September 13, 2008


US Wheat Review on Friday: Stumbles on lack of bullish news



Forecasts for a record world crop and a lack of bullish news pushed U.S. wheat futures lower Friday, despite strong rallies in the neighboring corn and soybean markets.


Chicago Board of Trade December wheat fell 7 cents to US$7.19 1/4 per bushel. Kansas City Board of Trade December wheat dropped 4 3/4 cents to US$7.59 1/2, and Minneapolis Grain Exchange December wheat slipped 3 1/4 cents to US$7.87 3/4.


The U.S. Department of Agriculture issued its September supply/demand report and raised its forecast for world wheat production to 676.3 million tonnes, up 5.5 million from August. The increase was expected and the report was generally seen as "neutral" for wheat, traders said.


"We've got a lot of wheat," said Sid Love, analyst for Kropf & Love Consulting. "We've got to feed a lot of wheat. Looking at the numbers, there wasn't anything really that dramatic in the wheat."

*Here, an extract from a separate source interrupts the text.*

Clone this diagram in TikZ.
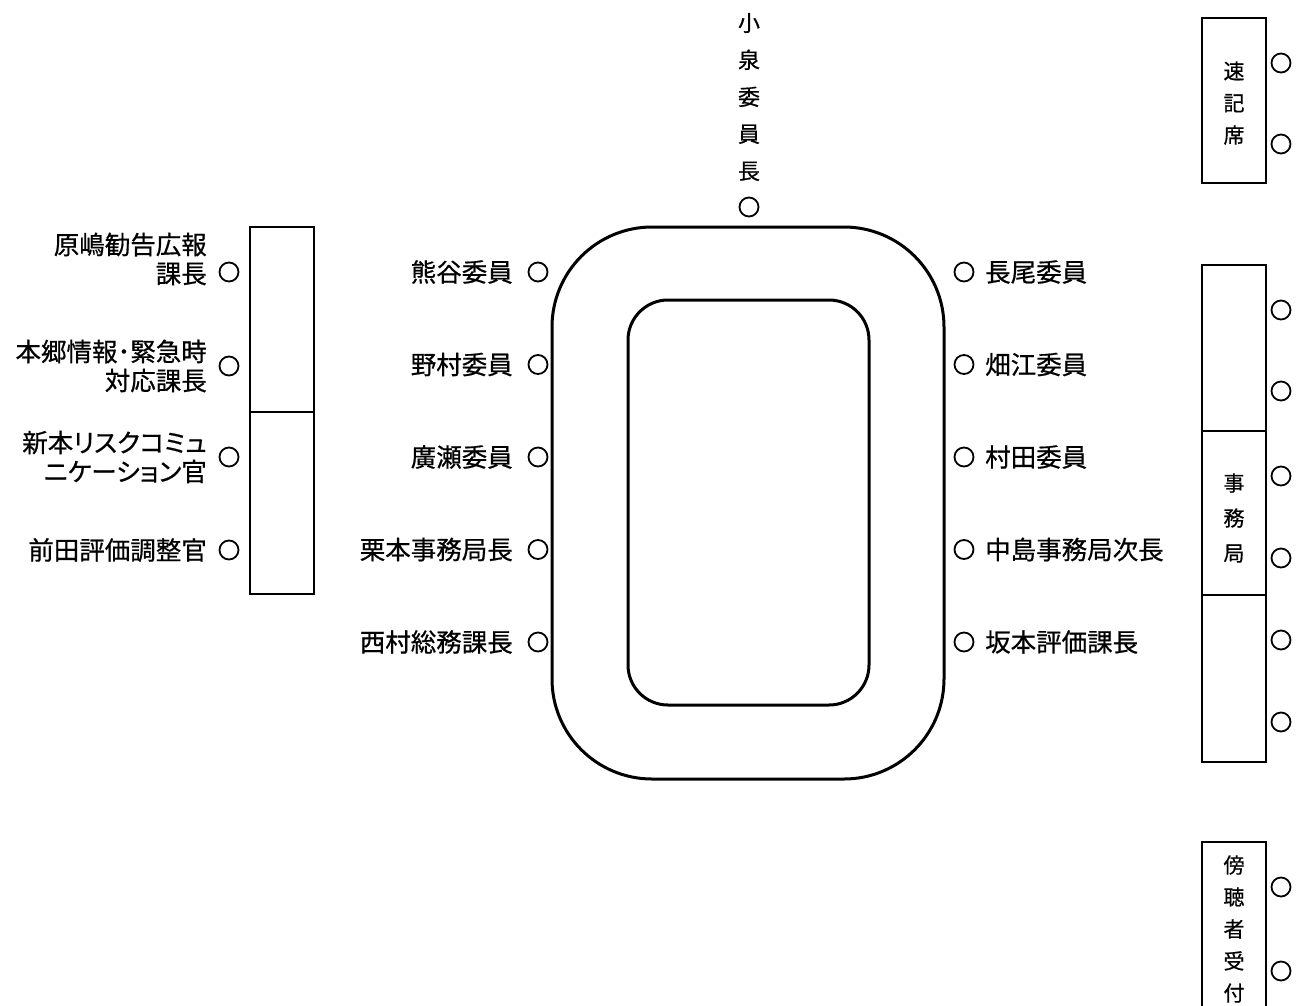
\documentclass[tikz,border=0pt]{standalone}
\usepackage{fontspec}
\newfontfamily\jp[FakeBold=0.6]{Noto Sans CJK JP}
\newfontfamily\jpp[FakeBold=0.6,RawFeature=+palt]{Noto Sans CJK JP}
\begin{document}
\begin{tikzpicture}[x=1pt,y=-1pt,
  seat/.style={circle,draw,line width=1.8pt,minimum size=19pt,inner sep=0pt},
  lbl/.style={font=\jp\fontsize{25.5}{29}\selectfont,inner sep=0pt},
  plbl/.style={font=\jpp\fontsize{25.5}{29}\selectfont,inner sep=0pt},
  vlbl/.style={font=\jp\fontsize{21}{32}\selectfont,align=center,inner sep=0pt},
  box/.style={draw,line width=2.8pt,minimum width=64pt,inner sep=0pt},
  tbl/.style={draw,line width=3pt,inner sep=0pt}]
\useasboundingbox (0,0) rectangle (1301,1005);
\clip (0,0) rectangle (1301,1005);
% table
\node[tbl,rounded corners=100pt,minimum width=392pt,minimum height=552pt] (outer) at (748,503) {};
\node[tbl,rounded corners=40pt,minimum width=241pt,minimum height=405pt] (inner) at (748.5,502.5) {};
% chair
\node[vlbl,font=\jp\fontsize{22}{37}\selectfont] (chairlbl) at (749,97) {小\\泉\\委\\員\\長};
\node[seat] (chair) at (749,207) {};
% left column
\node[seat] (l1) at (538,272) {};
\node[seat] (l2) at (538,364.5) {};
\node[seat] (l3) at (538,457) {};
\node[seat] (l4) at (538,549.5) {};
\node[seat] (l5) at (538,642) {};
\node[lbl,anchor=east] (l1t) at (513,272) {熊谷委員};
\node[lbl,anchor=east] (l2t) at (513,364.5) {野村委員};
\node[lbl,anchor=east] (l3t) at (513,457) {廣瀬委員};
\node[lbl,anchor=east] (l4t) at (513,549.5) {栗本事務局長};
\node[lbl,anchor=east] (l5t) at (513,642) {西村総務課長};
% right column
\node[seat] (r1) at (964,272) {};
\node[seat] (r2) at (964,364.5) {};
\node[seat] (r3) at (964,457) {};
\node[seat] (r4) at (964,549.5) {};
\node[seat] (r5) at (964,642) {};
\node[lbl,anchor=west] (r1t) at (985,272) {長尾委員};
\node[lbl,anchor=west] (r2t) at (985,364.5) {畑江委員};
\node[lbl,anchor=west] (r3t) at (985,457) {村田委員};
\node[lbl,anchor=west] (r4t) at (985,549.5) {中島事務局次長};
\node[lbl,anchor=west] (r5t) at (985,642) {坂本評価課長};
% left boxes
\node[box,minimum height=185pt] (lbox1) at (282,319.5) {};
\node[box,minimum height=182pt] (lbox2) at (282,503) {};
\node[seat] (f1) at (229,272) {};
\node[seat] (f2) at (229,366) {};
\node[seat] (f3) at (229,457) {};
\node[seat] (f4) at (229,550) {};
\node[lbl,anchor=east,align=right] (f1t) at (207,259) {原嶋勧告広報\\課長};
\node[lbl,anchor=east,align=right] (f2t) at (207,366) {本郷情報･緊急時\\対応課長};
\node[plbl,anchor=east,align=right] (f3t) at (207,457) {新本リスクコミュ\\ニケーション官};
\node[lbl,anchor=east] (f4t) at (207,550) {前田評価調整官};
% right boxes
\node[box,minimum height=165pt] (sokki) at (1234,100.5) {};
\node[vlbl] (sokkit) at (1234,103) {速\\記\\席};
\node[seat] (s1) at (1281,63) {};
\node[seat] (s2) at (1281,144) {};
\node[box,minimum height=166pt] (jm1) at (1234,348) {};
\node[box,minimum height=164pt] (jm2) at (1234,513) {};
\node[box,minimum height=167pt] (jm3) at (1234,678.5) {};
\node[vlbl,font=\jp\fontsize{21}{35}\selectfont] (jmt) at (1234,518) {事\\務\\局};
\node[seat] (j1) at (1281,310) {};
\node[seat] (j2) at (1281,391) {};
\node[seat] (j3) at (1281,476) {};
\node[seat] (j4) at (1281,558) {};
\node[seat] (j5) at (1281,640) {};
\node[seat] (j6) at (1281,722) {};
\node[box,minimum height=180pt] (bocho) at (1234,932) {};
\node[vlbl] (bochot) at (1234,929) {傍\\聴\\者\\受\\付};
\node[seat] (b1) at (1281,887) {};
\node[seat] (b2) at (1281,971) {};
\end{tikzpicture}
\end{document}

Traders had expected the USDA to trim its forecast for 2008-09 U.S. ending stocks, but the agency left the estimate unchanged at 574 million bushels. Demand is not strong enough to justify a drawdown in stocks yet, said Brian Hoops, president of Midwest Market Solutions.


Wheat climbed at the opening on spillover support from the row crops, with CBOT December wheat hitting a session high of US$7.42. However, the markets pulled back after corn showed some weakness, traders said.


But wheat couldn't muster a higher close when corn bounced back to end up its daily, exchange-imposed limit of 30 cents in the December contract. Corn and wheat are linked as both are used for animal feed.



Kansas City Board of Trade


Volume was "lackluster" at the KCBT, a floor trader said. The market jumped at the start of the day session on borrowed strength from CBOT corn and soybeans but could not hold on to the gains, he said.


"We needed a little bit of a bounce," the trader said. "Even though the report was kind of neutral for wheat, we rode the tails of beans and corn."


Wheat has been in a downtrend since a spike high Aug. 21. The markets are oversold and due for a bounce, but the fundamental storyline remains bearish, an analyst said.



Minneapolis Grain Exchange


MGE wheat futures closed lower on the lack of bullish news, a floor trader said. There is not much support at the current price level, he said.


"There's nothing out there really to support this wheat," the trader said.


The USDA's small grains report will provide traders the next batch of fundamental data on the U.S. crop. The report, due out Sept. 30, includes estimates on wheat production and yields.